The problem is that many voters view Mr Temer and his centrist Brazilian Democratic Movement Party (PMDB) as part of a political class tainted by a sweeping corruption probe at state-owned oil company Petrobras.
The Petrobras scandal helped bring down Ms Rousseff and her former ruling Workers’ Party (PT). The PMDB and Mr Temer have also been implicated but have denied wrongdoing.
In a survey by Ibope, the market research company, just 14 per cent of voters judged Mr Temer’s government as good or great, compared with 13 per cent before the impeachment. Those who saw it as bad or terrible remained unchanged at 39 per cent.
Perhaps aware of the need to sell his reforms better, Mr Temer has given a series of radio interviews to explain his policies.
His government also took out advertisements in leading newspapers under the headline: “Let’s pull Brazil out of the red and start growing again” — the red being a pun on the colour of Ms Rousseff’s party.
The hope for Mr Temer is that he may be able to keep public opinion on his side by showing a gradual improvement in the economy. If he can pass the limit on spending this year, that might spur greater investment, which in turn would smooth the way for the social security reform.
“I think the government has a strategy.

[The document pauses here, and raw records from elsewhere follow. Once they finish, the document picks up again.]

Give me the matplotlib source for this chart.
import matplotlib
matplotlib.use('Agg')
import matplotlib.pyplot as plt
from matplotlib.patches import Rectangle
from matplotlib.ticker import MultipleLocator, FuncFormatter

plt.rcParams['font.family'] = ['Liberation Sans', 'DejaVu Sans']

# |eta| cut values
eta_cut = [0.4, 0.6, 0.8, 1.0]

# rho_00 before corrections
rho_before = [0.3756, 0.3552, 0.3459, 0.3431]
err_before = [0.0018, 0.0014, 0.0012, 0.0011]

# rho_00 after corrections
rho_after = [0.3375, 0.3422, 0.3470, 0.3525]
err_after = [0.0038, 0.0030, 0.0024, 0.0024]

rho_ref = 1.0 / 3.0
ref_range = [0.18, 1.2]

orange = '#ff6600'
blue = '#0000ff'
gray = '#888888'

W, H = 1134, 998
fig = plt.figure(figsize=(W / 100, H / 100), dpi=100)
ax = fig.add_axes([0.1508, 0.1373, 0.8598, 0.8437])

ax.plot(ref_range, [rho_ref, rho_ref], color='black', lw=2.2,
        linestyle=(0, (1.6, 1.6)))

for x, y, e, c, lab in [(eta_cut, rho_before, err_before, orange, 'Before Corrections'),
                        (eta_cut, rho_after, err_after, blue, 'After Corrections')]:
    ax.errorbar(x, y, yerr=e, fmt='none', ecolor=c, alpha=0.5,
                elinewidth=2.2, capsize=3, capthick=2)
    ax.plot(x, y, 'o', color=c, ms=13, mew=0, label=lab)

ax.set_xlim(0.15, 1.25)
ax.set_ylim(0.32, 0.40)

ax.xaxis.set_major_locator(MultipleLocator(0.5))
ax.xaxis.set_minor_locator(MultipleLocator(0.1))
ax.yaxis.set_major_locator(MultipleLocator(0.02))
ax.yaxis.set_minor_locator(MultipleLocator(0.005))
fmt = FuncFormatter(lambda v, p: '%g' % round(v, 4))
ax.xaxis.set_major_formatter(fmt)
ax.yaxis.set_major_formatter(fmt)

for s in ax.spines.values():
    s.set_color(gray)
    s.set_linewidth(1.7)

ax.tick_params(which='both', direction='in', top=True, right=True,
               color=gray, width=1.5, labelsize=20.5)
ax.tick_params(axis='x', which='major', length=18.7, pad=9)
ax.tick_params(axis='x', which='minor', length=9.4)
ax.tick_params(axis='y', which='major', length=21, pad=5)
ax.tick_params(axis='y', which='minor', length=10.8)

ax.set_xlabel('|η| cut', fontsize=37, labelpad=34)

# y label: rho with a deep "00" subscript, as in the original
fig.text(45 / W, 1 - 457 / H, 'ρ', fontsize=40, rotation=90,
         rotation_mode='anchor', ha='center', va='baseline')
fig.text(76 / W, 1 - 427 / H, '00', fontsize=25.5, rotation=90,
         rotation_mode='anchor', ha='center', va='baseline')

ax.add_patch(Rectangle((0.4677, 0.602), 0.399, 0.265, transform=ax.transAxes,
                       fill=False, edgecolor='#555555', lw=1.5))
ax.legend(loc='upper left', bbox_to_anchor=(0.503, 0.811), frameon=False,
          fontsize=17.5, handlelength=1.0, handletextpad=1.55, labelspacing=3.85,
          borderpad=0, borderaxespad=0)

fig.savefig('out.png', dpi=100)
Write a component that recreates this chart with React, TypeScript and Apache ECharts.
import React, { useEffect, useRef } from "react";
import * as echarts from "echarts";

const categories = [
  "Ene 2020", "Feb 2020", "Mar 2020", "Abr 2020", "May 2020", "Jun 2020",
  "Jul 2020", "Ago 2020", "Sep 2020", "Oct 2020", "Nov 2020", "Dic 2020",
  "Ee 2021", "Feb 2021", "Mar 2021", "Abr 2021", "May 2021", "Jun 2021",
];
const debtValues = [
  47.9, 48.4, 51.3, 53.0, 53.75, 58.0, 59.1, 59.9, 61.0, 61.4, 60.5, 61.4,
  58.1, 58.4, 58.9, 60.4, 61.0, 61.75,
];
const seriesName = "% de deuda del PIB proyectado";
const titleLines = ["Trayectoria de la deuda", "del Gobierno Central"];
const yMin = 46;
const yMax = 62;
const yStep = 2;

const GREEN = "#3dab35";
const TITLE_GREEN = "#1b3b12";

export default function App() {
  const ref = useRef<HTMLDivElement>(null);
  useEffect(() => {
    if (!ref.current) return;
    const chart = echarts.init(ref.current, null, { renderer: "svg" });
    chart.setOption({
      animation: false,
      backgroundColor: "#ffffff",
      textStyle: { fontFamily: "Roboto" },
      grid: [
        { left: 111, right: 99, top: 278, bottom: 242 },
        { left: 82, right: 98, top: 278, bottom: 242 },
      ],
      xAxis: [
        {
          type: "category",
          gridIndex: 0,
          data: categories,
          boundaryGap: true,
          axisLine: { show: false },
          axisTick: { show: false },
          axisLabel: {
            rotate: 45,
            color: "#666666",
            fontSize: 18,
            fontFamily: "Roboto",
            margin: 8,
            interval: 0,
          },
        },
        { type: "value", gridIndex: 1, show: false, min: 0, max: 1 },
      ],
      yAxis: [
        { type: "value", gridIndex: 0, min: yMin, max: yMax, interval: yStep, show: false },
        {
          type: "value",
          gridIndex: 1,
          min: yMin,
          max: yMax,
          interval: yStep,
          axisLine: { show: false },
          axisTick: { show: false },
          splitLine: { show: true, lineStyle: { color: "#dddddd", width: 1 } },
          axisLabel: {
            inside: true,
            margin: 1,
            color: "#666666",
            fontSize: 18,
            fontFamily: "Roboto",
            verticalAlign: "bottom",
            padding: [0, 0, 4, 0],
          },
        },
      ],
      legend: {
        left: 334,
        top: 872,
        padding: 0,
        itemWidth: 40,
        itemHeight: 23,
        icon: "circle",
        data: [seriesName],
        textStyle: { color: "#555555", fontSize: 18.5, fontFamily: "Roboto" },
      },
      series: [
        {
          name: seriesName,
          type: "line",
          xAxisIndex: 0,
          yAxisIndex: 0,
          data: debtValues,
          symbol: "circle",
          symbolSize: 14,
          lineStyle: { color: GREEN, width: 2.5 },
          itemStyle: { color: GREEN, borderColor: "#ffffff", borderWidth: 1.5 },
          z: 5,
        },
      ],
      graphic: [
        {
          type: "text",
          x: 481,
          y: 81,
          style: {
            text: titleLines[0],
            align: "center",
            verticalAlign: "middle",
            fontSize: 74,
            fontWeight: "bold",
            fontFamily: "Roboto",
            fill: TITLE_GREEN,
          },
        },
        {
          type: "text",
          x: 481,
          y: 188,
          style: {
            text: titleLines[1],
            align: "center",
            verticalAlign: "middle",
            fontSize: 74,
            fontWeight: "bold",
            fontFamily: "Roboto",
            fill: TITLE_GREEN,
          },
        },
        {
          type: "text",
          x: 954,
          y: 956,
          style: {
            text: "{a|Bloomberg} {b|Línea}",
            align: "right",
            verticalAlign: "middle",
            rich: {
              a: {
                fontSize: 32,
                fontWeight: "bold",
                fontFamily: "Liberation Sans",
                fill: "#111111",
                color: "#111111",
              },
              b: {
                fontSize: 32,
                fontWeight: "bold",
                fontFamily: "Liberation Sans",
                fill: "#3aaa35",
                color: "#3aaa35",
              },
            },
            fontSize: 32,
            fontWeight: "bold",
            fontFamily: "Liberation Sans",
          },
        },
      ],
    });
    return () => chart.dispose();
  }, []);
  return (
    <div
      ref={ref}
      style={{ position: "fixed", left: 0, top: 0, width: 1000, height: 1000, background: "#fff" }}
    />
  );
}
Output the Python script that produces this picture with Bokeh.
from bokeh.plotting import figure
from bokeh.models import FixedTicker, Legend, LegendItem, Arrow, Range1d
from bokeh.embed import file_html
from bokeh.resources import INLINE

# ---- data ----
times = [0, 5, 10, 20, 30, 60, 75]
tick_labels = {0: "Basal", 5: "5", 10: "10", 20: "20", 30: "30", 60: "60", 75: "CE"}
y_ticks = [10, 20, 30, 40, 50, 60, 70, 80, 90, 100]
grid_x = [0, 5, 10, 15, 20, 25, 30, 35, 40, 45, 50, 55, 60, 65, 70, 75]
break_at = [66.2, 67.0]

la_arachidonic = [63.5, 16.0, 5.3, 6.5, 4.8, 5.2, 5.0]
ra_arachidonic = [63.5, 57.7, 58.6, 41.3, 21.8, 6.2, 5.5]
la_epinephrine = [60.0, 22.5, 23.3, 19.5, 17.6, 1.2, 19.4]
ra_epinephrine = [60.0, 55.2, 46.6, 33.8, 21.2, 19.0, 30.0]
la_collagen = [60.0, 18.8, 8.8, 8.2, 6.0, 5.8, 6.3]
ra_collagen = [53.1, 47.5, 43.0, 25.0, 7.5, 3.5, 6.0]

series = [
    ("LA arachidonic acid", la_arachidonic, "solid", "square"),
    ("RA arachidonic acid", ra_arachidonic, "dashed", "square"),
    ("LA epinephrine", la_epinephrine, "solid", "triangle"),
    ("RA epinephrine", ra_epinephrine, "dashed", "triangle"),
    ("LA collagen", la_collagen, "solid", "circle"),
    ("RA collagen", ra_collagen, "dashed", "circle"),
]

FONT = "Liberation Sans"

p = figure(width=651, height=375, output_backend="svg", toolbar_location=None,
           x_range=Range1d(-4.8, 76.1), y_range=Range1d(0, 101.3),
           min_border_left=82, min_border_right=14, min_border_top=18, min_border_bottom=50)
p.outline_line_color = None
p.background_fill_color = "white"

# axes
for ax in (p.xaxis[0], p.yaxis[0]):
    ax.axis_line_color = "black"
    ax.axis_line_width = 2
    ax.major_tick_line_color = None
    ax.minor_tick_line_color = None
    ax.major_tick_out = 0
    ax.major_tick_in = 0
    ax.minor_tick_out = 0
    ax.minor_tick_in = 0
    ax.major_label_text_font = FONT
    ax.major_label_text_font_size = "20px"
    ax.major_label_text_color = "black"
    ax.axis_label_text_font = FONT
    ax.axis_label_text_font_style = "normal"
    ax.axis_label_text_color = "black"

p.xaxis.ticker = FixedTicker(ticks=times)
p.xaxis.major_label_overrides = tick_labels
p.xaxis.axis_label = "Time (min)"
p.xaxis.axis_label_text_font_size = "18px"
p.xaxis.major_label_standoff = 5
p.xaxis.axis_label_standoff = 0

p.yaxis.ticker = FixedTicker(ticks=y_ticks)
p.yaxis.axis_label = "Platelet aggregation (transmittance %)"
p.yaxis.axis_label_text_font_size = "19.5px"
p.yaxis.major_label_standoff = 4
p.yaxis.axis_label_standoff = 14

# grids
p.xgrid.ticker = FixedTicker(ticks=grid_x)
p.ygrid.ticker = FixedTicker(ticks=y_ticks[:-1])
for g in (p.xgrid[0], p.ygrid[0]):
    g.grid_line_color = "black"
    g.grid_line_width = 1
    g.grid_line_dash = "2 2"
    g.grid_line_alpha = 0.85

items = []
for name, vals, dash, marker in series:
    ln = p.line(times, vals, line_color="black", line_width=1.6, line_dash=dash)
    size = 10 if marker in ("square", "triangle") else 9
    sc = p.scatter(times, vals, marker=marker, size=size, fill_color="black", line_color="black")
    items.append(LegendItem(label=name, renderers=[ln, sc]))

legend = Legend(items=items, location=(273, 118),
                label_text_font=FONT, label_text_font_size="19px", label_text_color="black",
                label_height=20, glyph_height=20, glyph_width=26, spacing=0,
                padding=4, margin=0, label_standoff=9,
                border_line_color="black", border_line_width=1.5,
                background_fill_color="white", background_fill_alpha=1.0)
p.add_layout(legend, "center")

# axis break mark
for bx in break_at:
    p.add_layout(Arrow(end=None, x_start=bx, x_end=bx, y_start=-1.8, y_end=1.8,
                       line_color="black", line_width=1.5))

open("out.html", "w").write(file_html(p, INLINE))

It seems to make sense,” said Carlos Melo, a professor at the Insper business school.
Indeed, there are signs that while voters may not like the government, they know the country’s problems are serious and are prepared to give Mr Temer a chance to try his reforms.
“He’s a bit dry but that doesn’t mean he might not be a good president,” said Ana Maria Pestana Pupo, a secretary in São Paulo. “It’s too early to judge. Come back and ask me in a few months.”